The environment vector looks normal when it succeeds and fails, and also when the output is not nil.
We were able to get them working and now training against hard coded bots so just a matter of refining the reward function. There’s an issue where after a while they all stop moving and the output from the ReinforcementNeuralNetworkQuickSetup is reported as nil. If I restart the server it goes back to normal even if the data is saved.
This one isn’t related to Model:reset() but I think it’s a similar issue. We will try Q-learning also to see if it resolved it
To be honest, I just think the neural network calculation isn’t fast enough between the reinforcement learning models. Maybe all you need is to add pcall around it?
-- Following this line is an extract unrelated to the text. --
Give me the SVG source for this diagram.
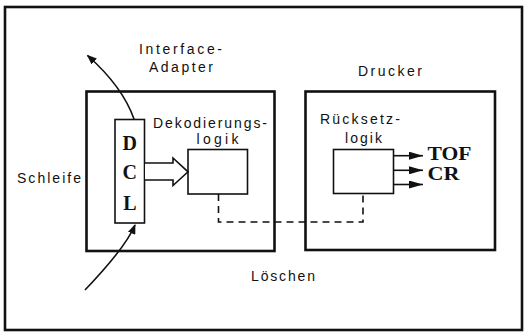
<svg xmlns="http://www.w3.org/2000/svg" width="525" height="333" viewBox="0 0 525 333">
<style>
.s{font-family:"Liberation Sans","DejaVu Sans",sans-serif;font-size:14px;fill:#111}
.b{font-family:"Liberation Serif","DejaVu Serif",serif;font-weight:bold;fill:#111}
.box{fill:none;stroke:#111;stroke-width:2.6}
.thin{fill:#fff;stroke:#111;stroke-width:1.6}
.ln{fill:none;stroke:#111;stroke-width:1.6}
</style>
<defs>
<marker id="ah" viewBox="0 0 10 8" refX="9" refY="4" markerWidth="10" markerHeight="8" markerUnits="userSpaceOnUse" orient="auto">
<path d="M0,0 L10,4 L0,8 Z" fill="#111"/>
</marker>
<marker id="ah2" viewBox="0 0 14 8" refX="14" refY="4" markerWidth="14" markerHeight="8" markerUnits="userSpaceOnUse" orient="auto">
<path d="M0,0 L14,4 L0,8 Z" fill="#111"/>
</marker>
</defs>
<rect width="525" height="333" fill="#fff"/>
<rect x="5" y="7" width="517" height="323" class="box"/>

<g id="interface-adapter">
<rect x="86.5" y="91.5" width="188" height="159.5" class="box"/>
<text class="s" x="139" y="54" textLength="83" lengthAdjust="spacing">Interface-</text>
<text class="s" x="149" y="72" textLength="64" lengthAdjust="spacing">Adapter</text>
</g>

<g id="dcl">
<rect x="115" y="119.5" width="29.5" height="103.5" class="thin"/>
<text class="b" x="129.8" y="150" font-size="20" text-anchor="middle">D</text>
<text class="b" x="129.8" y="179" font-size="20" text-anchor="middle">C</text>
<text class="b" x="129.8" y="210" font-size="20" text-anchor="middle">L</text>
</g>

<g id="dekodierungslogik">
<rect x="188" y="149.5" width="59.5" height="44.5" class="thin"/>
<text class="s" x="153" y="128" textLength="114" lengthAdjust="spacing">Dekodierungs-</text>
<text class="s" x="196.5" y="143.5" textLength="42" lengthAdjust="spacing">logik</text>
</g>

<g id="drucker">
<rect x="305.5" y="91.5" width="189.5" height="158.5" class="box"/>
<text class="s" x="358" y="76" textLength="64" lengthAdjust="spacing">Drucker</text>
</g>

<g id="ruecksetzlogik">
<rect x="333.5" y="149.5" width="60" height="44" class="thin"/>
<text class="s" x="320" y="124" textLength="80" lengthAdjust="spacing">Rücksetz-</text>
<text class="s" x="345" y="143" textLength="37" lengthAdjust="spacing">logik</text>
</g>

<g id="outputs">
<text class="b" x="427.5" y="159.5" font-size="18" textLength="44" lengthAdjust="spacingAndGlyphs">TOF</text>
<text class="b" x="427.5" y="179.5" font-size="18" textLength="32" lengthAdjust="spacingAndGlyphs">CR</text>
</g>

<g id="labels">
<text class="s" x="17" y="183" textLength="64" lengthAdjust="spacing">Schleife</text>
<text class="s" x="251" y="281" textLength="64" lengthAdjust="spacing">Löschen</text>
</g>

<g id="connectors">
<path d="M145,163 H173 V158 L188,171.8 L173,185.5 V180 H145" class="thin" stroke-linejoin="miter"/>
<path d="M85,290 Q126,247 135,225" class="ln" marker-end="url(#ah)"/>
<path d="M134,119 Q122.5,86.5 87.5,55.5" class="ln" marker-end="url(#ah)"/>
<line x1="393.5" y1="155.7" x2="423" y2="155.7" class="ln" marker-end="url(#ah2)"/>
<line x1="393.5" y1="170.3" x2="423" y2="170.3" class="ln" marker-end="url(#ah2)"/>
<line x1="393.5" y1="184.5" x2="423" y2="184.5" class="ln" marker-end="url(#ah2)"/>
<path d="M218.5,194 V222 H363 V193.5" class="ln" stroke-dasharray="7,5"/>
</g>
</svg>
Well, this isn’t really a decoration suggestion but have you heard of KAN? It’s said to improve machine learning training 10x faster according to what I heard. Instead of a multitude of activation functions, KAN’s algorithm uses a B-Spline(Basic Spline) to mush it together which supposedly speeds up the process alongside much other. I think this technique is interesting and would be greatly helpful for module users if you manage to implement it. It is also said that KAN is more readable than MLP, so users can also see what the bot is actually trying to do/how it is learning because of the spline structure. Something else that caught my eye was it said KAN actually beat the curse of dimensionality, which is most likely the reason for the nil values that keep popping up when people try training using your RL models, so this would improve it I think. KAN also needs less data to converge faster than MLP (200 parameters needed for KAN compared to 300,000 parameters from MLP to outperform it)
I hope you are able to look into it. :> Sorry for the lack of activity.
Oh, I thought you knew about KAN, it’s a mindblowing recent invention that people speculate will takeover MLPs in future AI implementations, Kolmogorov-Arnold Network. You should read the paper on it, it’s amazing.